= Polylux (TV program) =

Polylux, the self-appointed "last/worst on the first [channel]" ("Das Letzte im Ersten"), was a weekly half-hour German television program hosted by Tita von Hardenberg. It was produced by RBB for Das Erste and was broadcast in the timeslot on Thursdays at 11:15 CET.

The show, which was concerned with politics, culture, and social trends, offered a lively blend of documentary and satirical items. Typically it began with a satirical 'report' by Carsten von Ryssen related to a current matter of public concern. The show's essential hipness, which was underlined by Hardenberg's crisp announcements and the visual and thematic backdrop of the city of Berlin, infuses the subsequent documentary pieces with a certain esprit. Thematically, their scope ran from coverage of political and social movements to current trends in underground and popular culture, whereby one piece was usually biographical in nature, setting it off from the more panoramic style of the rest of the show. Less serious segments often echoed the satire of the keynote feature. Regular items included the (usually biweekly) "Berlin for Beginners" ("Berlin für Anfänger") and the show's end note, in which Manfred Dumke, an elderly pensioner, shared his curious insights on current affairs with the rest of Germany from the comfort of his own living room.

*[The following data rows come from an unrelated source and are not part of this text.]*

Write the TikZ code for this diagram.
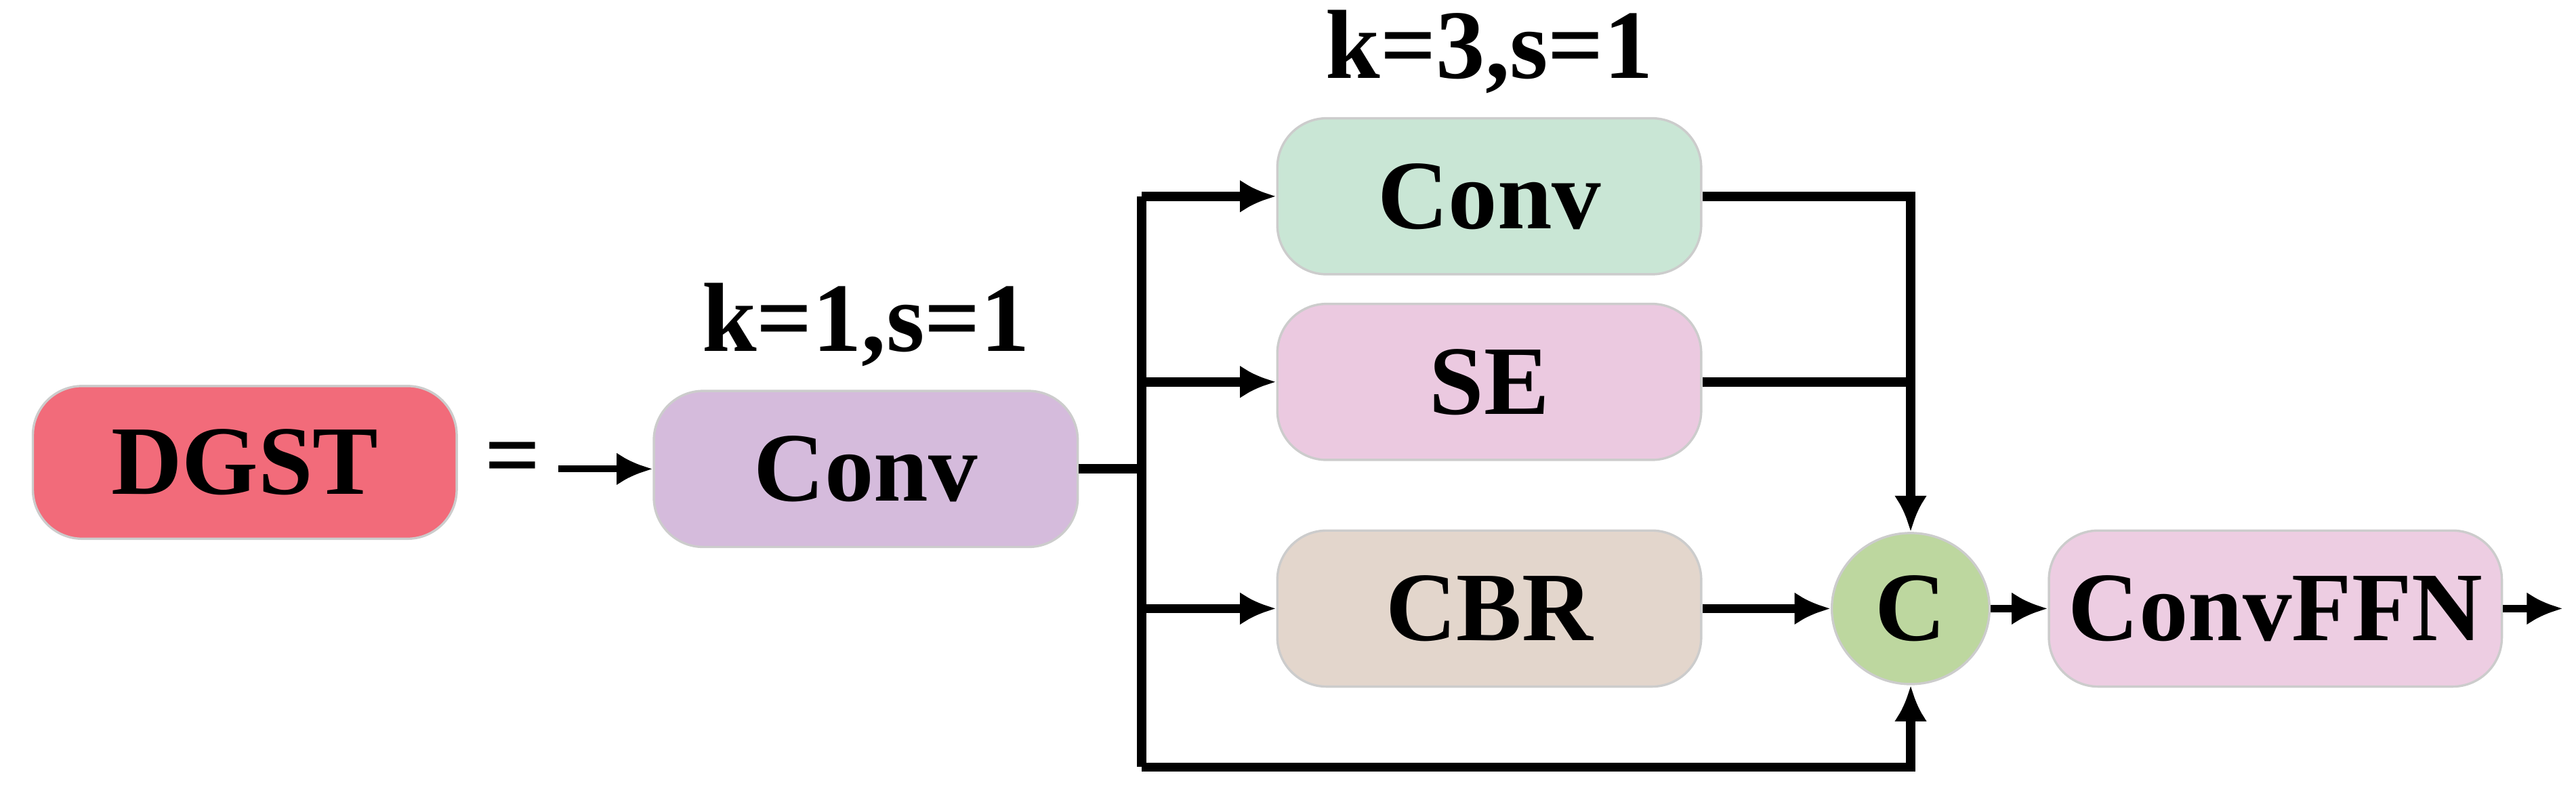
\documentclass[tikz,border=0pt]{standalone}
\usepackage{fontspec}
\setmainfont{Liberation Serif}
\usetikzlibrary{positioning, shapes.geometric, arrows.meta}

\definecolor{dgstc}{HTML}{F26B7A}
\definecolor{conva}{HTML}{D5BBDC}
\definecolor{convb}{HTML}{C9E6D5}
\definecolor{sec}{HTML}{EBC9E0}
\definecolor{cbrc}{HTML}{E3D6CC}
\definecolor{catc}{HTML}{BDD79F}
\definecolor{ffnc}{HTML}{EDCDE2}

\tikzset{
  blk/.style = {draw=gray!40, rounded corners=0.3cm, minimum width=2.58cm, minimum height=0.95cm,
    font=\fontsize{17}{20}\selectfont\bfseries},
  lbl/.style = {font=\fontsize{17}{20}\selectfont\bfseries},
  arr/.style = {line width=1.6pt, -{Latex[length=0.22cm, width=0.2cm]}},
  ln/.style = {line width=1.6pt}
}

\begin{document}
\begin{tikzpicture}
  \useasboundingbox (0, 0) rectangle (15.68, 4.87);

  % ブロック
  \node[blk, fill=dgstc, minimum height=0.93cm] (dgst) at (1.49, 2.055) {DGST};
  \node[lbl] (eq) at (3.12, 2.04) {=};
  \coordinate (in) at (3.40, 2.015);
  \node[blk, fill=conva] (conv1) at (5.27, 2.015) {Conv};
  \node[lbl, above=0.02cm of conv1] (k1) {k=1,s=1};

  \node[blk, fill=convb] (conv2) at (9.065, 3.675) {Conv};
  \node[lbl, above=0.02cm of conv2] (k3) {k=3,s=1};
  \node[blk, fill=sec] (se) at (9.065, 2.545) {SE};
  \node[blk, fill=cbrc] (cbr) at (9.065, 1.165) {CBR};

  \node[ellipse, draw=gray!40, fill=catc, minimum width=0.96cm, minimum height=0.92cm,
    inner sep=0pt, lbl] (cat) at (11.63, 1.165) {C};
  \node[blk, fill=ffnc, minimum width=2.6cm] (ffn) at (13.85, 1.165) {ConvFFN};
  \coordinate (out) at (15.6, 1.165);

  % 分岐点
  \coordinate (sp) at (6.95, 2.015);
  \coordinate (bot) at (6.95, 0.20);

  % 矢印
  \draw[line width=1.2pt, -{Latex[length=0.22cm, width=0.2cm]}] (in) -- (conv1);
  \draw[ln] (conv1.east) -- (sp);
  \draw[ln] (sp |- conv2.west) -- (bot);
  \draw[arr] (sp |- conv2.west) -- (conv2.west);
  \draw[arr] (sp |- se.west) -- (se.west);
  \draw[arr] (sp |- cbr.west) -- (cbr.west);

  \draw[arr] (conv2.east) -| (cat.north);
  \draw[ln] (se.east) -- (se.east -| cat.north);
  \draw[arr] (cbr.east) -- (cat.west);
  \draw[arr] (bot) -| (cat.south);

  \draw[line width=1.2pt, -{Latex[length=0.22cm, width=0.2cm]}] (cat.east) -- (ffn.west);
  \draw[line width=1.2pt, -{Latex[length=0.22cm, width=0.2cm]}] (ffn.east) -- (out);
\end{tikzpicture}
\end{document}
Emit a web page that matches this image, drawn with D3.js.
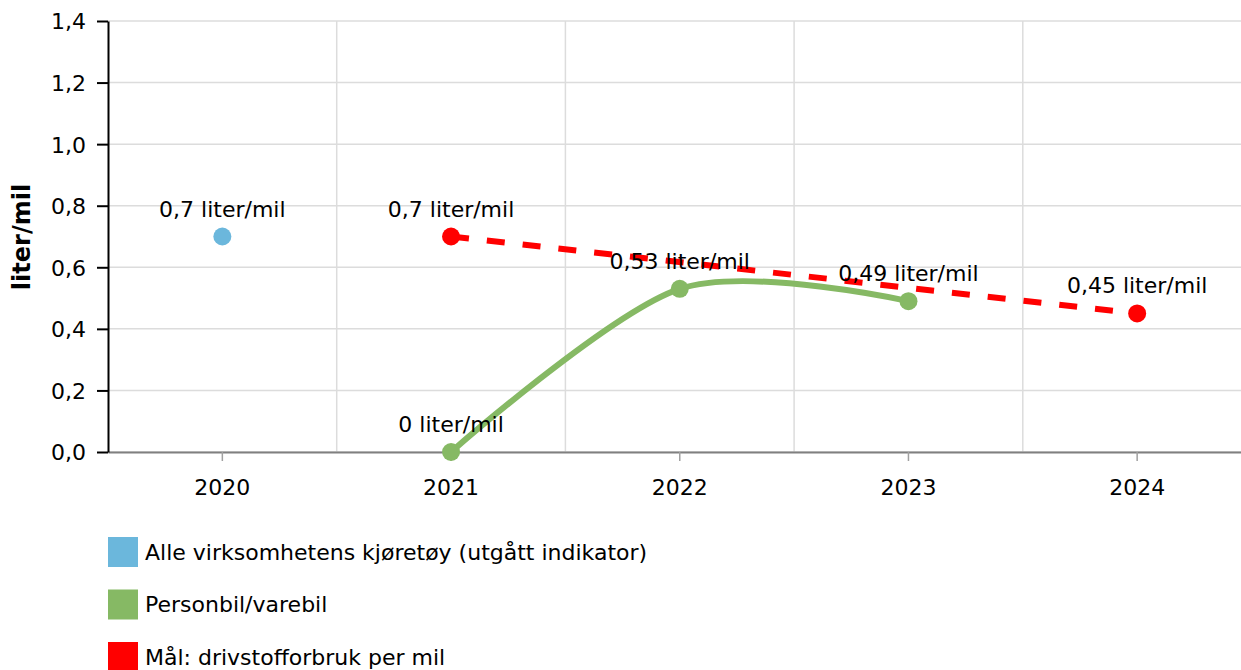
<!DOCTYPE html>
<html>
<head>
<meta charset="utf-8">
<script src="https://cdn.jsdelivr.net/npm/d3@7"></script>
<style>
  body { margin: 0; background: #fff; }
  text { font-family: "DejaVu Sans", Verdana, sans-serif; fill: #000; }
</style>
</head>
<body>
<div id="chart"></div>
<script>
// data
var years = ["2020", "2021", "2022", "2023", "2024"];

var alleYears = ["2020"];
var alleValues = [0.7];

var bilYears = ["2021", "2022", "2023"];
var bilValues = [0, 0.53, 0.49];

var maalYears = ["2021", "2024"];
var maalValues = [0.7, 0.45];

var yTicks = [0, 0.2, 0.4, 0.6, 0.8, 1.0, 1.2, 1.4];
var seriesNames = [
  "Alle virksomhetens kjøretøy (utgått indikator)",
  "Personbil/varebil",
  "Mål: drivstofforbruk per mil"
];
var yTitle = "liter/mil";

var colors = ["#6bb7dc", "#86b964", "#ff0000"];

var svgWidth = 1241;
var svgHeight = 670;

var margin = { top: 21, left: 108 };
var height = 431;
var width = 1143.5;   // last band runs past the window edge
var visibleWidth = svgWidth - margin.left;
var fontSize = "22px";

var svg = d3.select("#chart")
  .append("svg")
  .attr("width", svgWidth)
  .attr("height", svgHeight);

var chartGroup = svg.append("g")
  .attr("transform", `translate(${margin.left}, ${margin.top})`);

var x = d3.scaleBand()
  .domain(years)
  .range([0, width]);

var y = d3.scaleLinear()
  .domain([0, 1.4])
  .range([height, 0]);

var comma = v => String(v).replace(".", ",");
var xc = yr => x(yr) + x.bandwidth() / 2;

// grid
chartGroup.append("g")
  .selectAll("line")
  .data(yTicks)
  .enter()
  .append("line")
  .attr("x1", 0)
  .attr("x2", visibleWidth)
  .attr("y1", d => y(d))
  .attr("y2", d => y(d))
  .attr("stroke", "#dcdcdc")
  .attr("stroke-width", 1.5);

chartGroup.append("g")
  .selectAll("line")
  .data(years.slice(1))
  .enter()
  .append("line")
  .attr("x1", d => x(d))
  .attr("x2", d => x(d))
  .attr("y1", 0)
  .attr("y2", height)
  .attr("stroke", "#dcdcdc")
  .attr("stroke-width", 1.5);

// axes
var xAxis = chartGroup.append("g")
  .attr("transform", `translate(0, ${height})`)
  .call(d3.axisBottom(x).tickSize(9).tickPadding(18).tickSizeOuter(0));
xAxis.select(".domain").attr("stroke", "#808080").attr("stroke-width", 2);
xAxis.selectAll(".tick line").attr("stroke", "#a0a0a0").attr("stroke-width", 1.5);
xAxis.selectAll("text").style("font-size", fontSize).attr("fill", "#000");

var yAxis = chartGroup.append("g")
  .call(d3.axisLeft(y)
    .tickValues(yTicks)
    .tickSize(11)
    .tickPadding(11)
    .tickSizeOuter(0)
    .tickFormat(d => d3.format(".1f")(d).replace(".", ",")));
yAxis.select(".domain").attr("stroke", "#000").attr("stroke-width", 2);
yAxis.selectAll(".tick line").attr("stroke", "#000").attr("stroke-width", 2);
yAxis.selectAll("text").style("font-size", fontSize).attr("fill", "#000").attr("dy", "0.36em");

chartGroup.append("text")
  .attr("transform", "rotate(-90)")
  .attr("x", 0 - (237 - margin.top))
  .attr("y", 0 - margin.left + 22)
  .attr("dy", "0.35em")
  .attr("text-anchor", "middle")
  .style("font-size", "24px")
  .style("font-weight", "bold")
  .text(yTitle);

// series
var alle = alleYears.map((yr, i) => ({ year: yr, value: alleValues[i] }));
var bil = bilYears.map((yr, i) => ({ year: yr, value: bilValues[i] }));
var maal = maalYears.map((yr, i) => ({ year: yr, value: maalValues[i] }));

var line = d3.line()
  .x(d => xc(d.year))
  .y(d => y(d.value));

chartGroup.append("path")
  .datum(bil)
  .attr("d", line.curve(d3.curveCardinal.tension(0.1)))
  .attr("fill", "none")
  .attr("stroke", colors[1])
  .attr("stroke-width", 6);

chartGroup.append("path")
  .datum(maal)
  .attr("d", line.curve(d3.curveLinear))
  .attr("fill", "none")
  .attr("stroke", colors[2])
  .attr("stroke-width", 6)
  .attr("stroke-dasharray", "18,18");

var all = [alle, bil, maal];
all.forEach((series, k) => {
  chartGroup.selectAll(".pt" + k)
    .data(series)
    .enter()
    .append("circle")
    .attr("cx", d => xc(d.year))
    .attr("cy", d => y(d.value))
    .attr("r", 9)
    .attr("fill", colors[k]);
});

all.forEach((series, k) => {
  chartGroup.selectAll(".lbl" + k)
    .data(series)
    .enter()
    .append("text")
    .attr("x", d => xc(d.year))
    .attr("y", d => y(d.value) - 20)
    .attr("text-anchor", "middle")
    .style("font-size", fontSize)
    .text(d => comma(d.value) + " liter/mil");
});

// legend
var legend = svg.append("g")
  .attr("transform", "translate(108, 537)");

var rows = legend.selectAll("g")
  .data(seriesNames)
  .enter()
  .append("g")
  .attr("transform", (d, i) => `translate(0, ${i * 52.5})`);

rows.append("rect")
  .attr("width", 30)
  .attr("height", 30)
  .attr("fill", (d, i) => colors[i]);

rows.append("text")
  .attr("x", 37)
  .attr("y", 15)
  .attr("dy", "0.36em")
  .style("font-size", fontSize)
  .text(d => d);
</script>
</body>
</html>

The feature "Berlin for Beginners" was in fact a vestige from the beginnings of the program in the mid 1990s when Polylux was still called "Tip TV" and was the televised version of the Berlin city magazine Tip, then already hosted by Hardenberg, but on a regional TV station, FAB. When Tip was taken over in 1997, the new owners didn't want the show, but the ORB was interested in the format, and so it was taken on under the new title of Polylux. In 2000 the ARD adopted Polylux into its late night programming on Das Erste, showing it at 04:00. However the youthful appeal of the program quickly earned it an earlier slot, which was on Mondays at midnight. It was then moved to a slot on Thursdays before it was canceled.

==Cancellation==
The RBB announced the cancellation of the show, effective by the end of 2008, on May 21 of the same year. The decision was reasoned with a lack of funding. The last show was aired on 18 December 2008. The show's offshoot web portal Polylog.tv was kept available for about two more years, but eventually the domain became expired and is unavailable as of 2016.